Türkiye Ergun Hoca’nın kıymetini bilemedi. Türkiye’nin politika yapıcıları, politika aktörleri; sağda, solda, İslamcı ya da hangi gelenekten olursa olsun İttihatçılıktan pek vazgeçebilmiş değil. İttihatçılık, entelektüalizmle ilişkisinde problemler yaşayan bir siyasi gelenek. Derinliği olan entelektüel insanları politik çıkar elverdiği zaman kullanıp, ondan sonra bu politik çıkara hizmet etmediğini anladığı anda bir kenara atabilen ve aynı zamanda saygıda da kusur eden bir siyasi gelenek.
Ergun Özbudun Türkiye için çığır açmıştır ama maalesef siyasal kurumlar ve siyasal aktörler bundan yararlanmamıştır. Siyaset kurumu, Ergun Özbudun’un emeğine de önemli ölçüde saygısızlık etmiştir.
Sadece 2007 yılını örnek versek bile yeter herhalde. Siyaset kurumu 2007’de Ergun Hoca’nın başkanlığında kurulan anayasa komisyonunun hazırladığı taslağın arkasında durmuş olsaydı, anlamsız bir başörtüsü tartışmasına feda etmemiş olsaydı bugün Türkiye sınıf atlamıştı.
Toplumsal barışı önemli ölçülerde sağladığı bir imkana kavuşabilecekti ve bugün Türkiye bambaşka şeyler tartışıyor olacaktı. Ergun Hoca’nın gidişi bu boyutuyla da bizim için büyük bir kayıp. Ergun Hoca’yı kaybetmek çok acı. Kaybımız büyük.”
“Kendisini her aradığımda Kürt olduğumu bildiğimden birkaç cümle Kürtçe konuşurdu”
Fazıl Hüsnü Erdem:
“Ergun Hoca, kendisini tanımaktan hakikaten çok memnun olduğum akademisyenlerden ve şahsiyetlerden biri.
Kendisiyle ilk kez 2007’de AK Parti için anayasa taslağı hazırlayan akademisyenlerden oluşan bir heyete beraber dahil olduğumuzda tanıştım. Yaklaşık üç ay birlikte çalıştık.
İyi bir akademisyen olduğu kadar çok da iyi bir insandı. Güçlü entelektüel kapasitesine rağmen mütevazı biriydi. Sevgi doluydu. Herkese ve her görüşe saygılıydı. Nazik ve kibar bir insandı. Herkesi dinleyen ve herkesten bir şeyler öğrenmek isteyen bir yapısı vardı. Kendi bilgi ve doğrularına mutlak bir anlam atfetmezdi.

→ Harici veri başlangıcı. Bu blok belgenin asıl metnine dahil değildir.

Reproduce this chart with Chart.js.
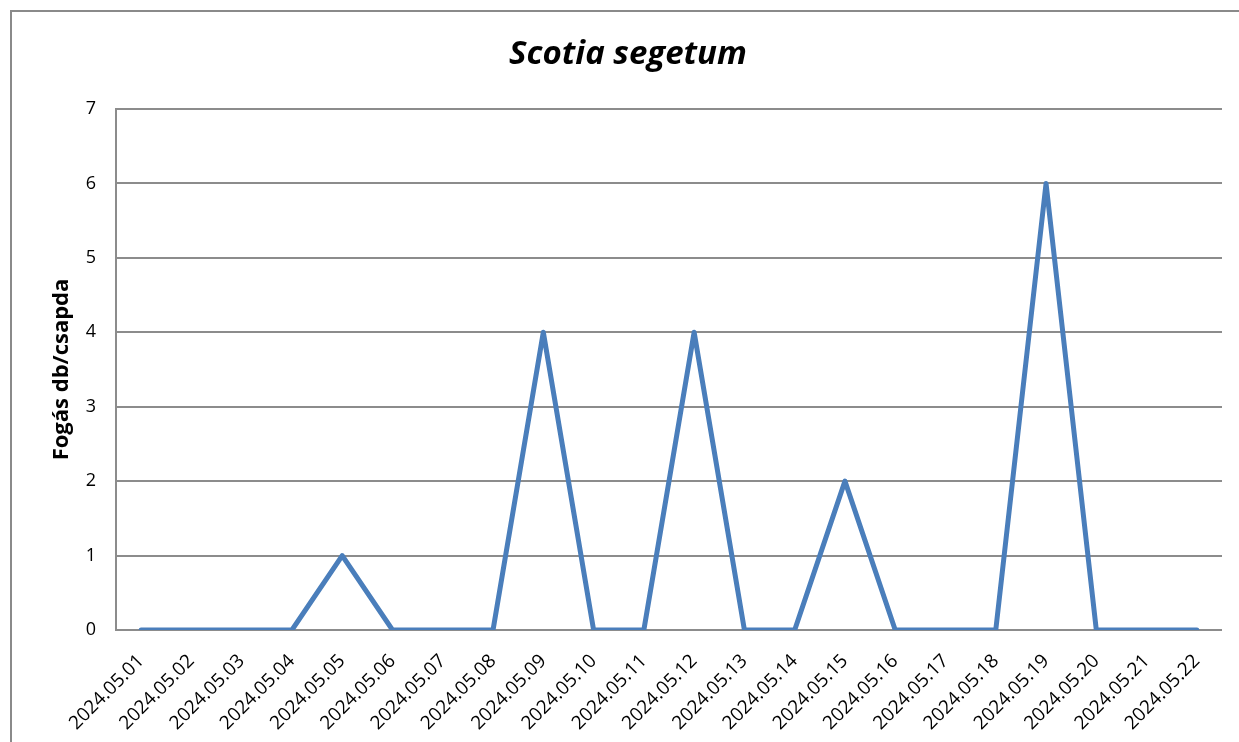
<!DOCTYPE html>
<html>
<head>
<meta charset="utf-8">
<script src="https://cdn.jsdelivr.net/npm/chart.js@4/dist/chart.umd.min.js"></script>
<style>
    html, body { margin: 0; padding: 0; background: #fff; overflow: hidden; }
    #wrap { position: absolute; left: 0; top: 0; width: 1239px; height: 742px; }
    #frame { position: absolute; left: 10px; top: 10px; width: 1260px; height: 760px; border: 2px solid #8a8a8a; pointer-events: none; }
</style>
</head>
<body>
<div id="wrap"><canvas id="chart" width="1239" height="742"></canvas></div>
<div id="frame"></div>
<script>
// Datos
const categories = ['2024.05.01', '2024.05.02', '2024.05.03', '2024.05.04', '2024.05.05', '2024.05.06',
    '2024.05.07', '2024.05.08', '2024.05.09', '2024.05.10', '2024.05.11', '2024.05.12', '2024.05.13',
    '2024.05.14', '2024.05.15', '2024.05.16', '2024.05.17', '2024.05.18', '2024.05.19', '2024.05.20',
    '2024.05.21', '2024.05.22'];
const catches = [0, 0, 0, 0, 1, 0, 0, 0, 4, 0, 0, 4, 0, 0, 2, 0, 0, 0, 6, 0, 0, 0];
const yTicks = [0, 1, 2, 3, 4, 5, 6, 7];
const chartTitle = 'Scotia segetum';

const FONT = "'Open Sans', 'Noto Sans', sans-serif";

// título dibujado a mano para poder centrarlo como en el original
const titlePlugin = {
    id: 'tituloCentrado',
    afterDraw(chart) {
        const c = chart.ctx;
        c.save();
        c.font = `italic bold 33px ${FONT}`;
        c.fillStyle = '#000';
        c.textAlign = 'center';
        c.textBaseline = 'middle';
        c.fillText(chartTitle, 628, 55);
        c.restore();
    }
};

new Chart(document.getElementById('chart'), {
    type: 'line',
    data: {
        labels: categories,
        datasets: [{
            label: chartTitle,
            data: catches,
            borderColor: '#4a7ebb',
            borderWidth: 5,
            borderCapStyle: 'round',
            borderJoinStyle: 'round',
            pointRadius: 0,
            tension: 0,
            fill: false
        }]
    },
    plugins: [titlePlugin],
    options: {
        responsive: false,
        animation: false,
        layout: { padding: { left: 0, right: 17, top: 109, bottom: 0 } },
        plugins: {
            legend: { display: false },
            tooltip: { enabled: false },
            title: { display: false }
        },
        scales: {
            x: {
                offset: true,
                grid: { display: false, drawTicks: false },
                border: { display: false },
                ticks: {
                    color: '#000',
                    font: { family: FONT, size: 19 },
                    maxRotation: 45,
                    minRotation: 45,
                    autoSkip: false,
                    padding: 20
                },
                afterFit(scale) { scale.height = 112; }
            },
            y: {
                min: 0,
                max: 7,
                afterBuildTicks(scale) { scale.ticks = yTicks.map(v => ({ value: v })); },
                grid: { color: '#8c8c8c', lineWidth: 2, drawTicks: false },
                border: { display: true, color: '#8c8c8c', width: 2 },
                ticks: {
                    color: '#000',
                    font: { family: FONT, size: 18 },
                    padding: 20
                },
                title: {
                    display: true,
                    text: 'Fogás db/csapda',
                    color: '#000',
                    font: { family: FONT, size: 22, weight: 'bold', lineHeight: 1.2 },
                    padding: { top: 49, bottom: 0 }
                },
                afterFit(scale) { scale.width = 116; }
            }
        }
    }
});
</script>
</body>
</html>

Kendisine bir şeyler sormak için her aradığımda, benim Kürt olduğumu bildiğinden, en azından konuşmanın girişinde birkaç cümle Kürtçe konuşurdu. İlerlemiş yaşına rağmen Kürtçe ders aldığını ve ilerletmeye çalıştığını söylerdi. Hem şaşırırdım hem takdir ederdim.
Bu kapasitede bir entelektüelin vefatı, Türkiye için çok büyük bir kayıp. Hem başarılı bir akademisyen hem de çok iyi bir insan olması boyutuyla… Her ikisini birden barındıran hayatımda tanıdığım ender şahsiyetlerden biriydi.
Ergun Hoca’ya Allah’tan rahmet, eşi Serap Hoca’ya ve yakınlarına da sabırlar diliyorum.”